Originally published in 1994 and having been out of print for more than a decade, A Dance in Blood Velvet is the second book in Freda Warrington’s Blood Wine sequence, which is being reissued by Titan Books.

Following on from A Taste of Blood Wine, Charlotte forsakes her human life so that she can be with her vampire lover Karl. However, a vampiric existence is not without its problems, as whilst Charlotte’s thirst for blood repulses her, feeding brings exquisite ecstasy. Further problems arise when Karl’s former lover, the seductively beautiful Katerina, is rescued from the Crystal Ring (a sort of vampire trans-dimensional rapid transit system) and now she wants to reclaim her life... and Karl.

Charlotte is, naturally, none too happy about her suitor’s ex muscling in on the scene and so, in her despair, becomes fascinated by the prima ballerina Violette Lenoir. But Violette isn’t as human as she appears to be, being a descendant of the goddess Lilith, and if she should be turned… Well it wouldn’t end well for anybody or anything.

It would be easy to dismiss this sequence as yet more teenage, Gothic, horror-lite romance, but then you’d be doing the books a disservice. This is an extremely well plotted tale of complex, believable characters. Yes, they are vampires and they are often vicious and terrifyingly deadly. But rather than being portrayed as cruel, motiveless monsters, or moping, emo sops, they are essentially human, albeit with pointy teeth and an appetite for haemoglobin. They fight, they love, they are adults and all that that implies.

Freda Warrington's prose is simply stunning, sumptuous and graceful and as seductive as the vampires she portrays. She also has an imaginatively nifty creation theory on how vampires came into existence.

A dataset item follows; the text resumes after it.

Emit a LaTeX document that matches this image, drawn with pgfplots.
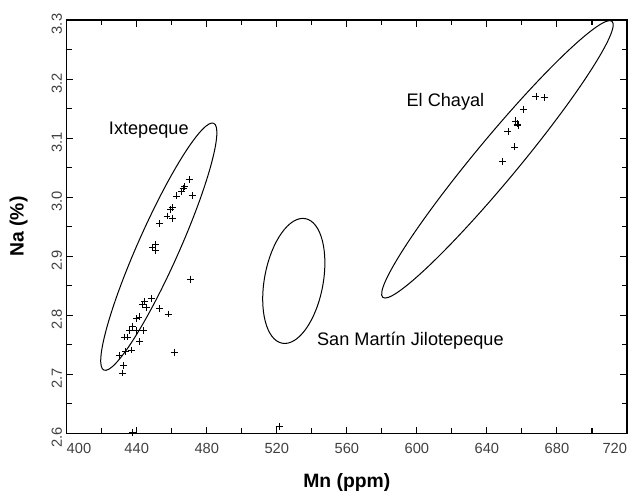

Charlotte, especially, will strike a chord with many readers. Here is a real woman dealing with a myriad of dangers and extraordinary events all for love. She is both feminine and tough, a proto Buffy if you will. So if you like the densely plotted, character-driven works of Anne Rice, minus her often irritating purple prose, and you want something very definitely adult (and we don’t mean that in the top shelf of a newsagents way), then this could just be what you’ve been looking for.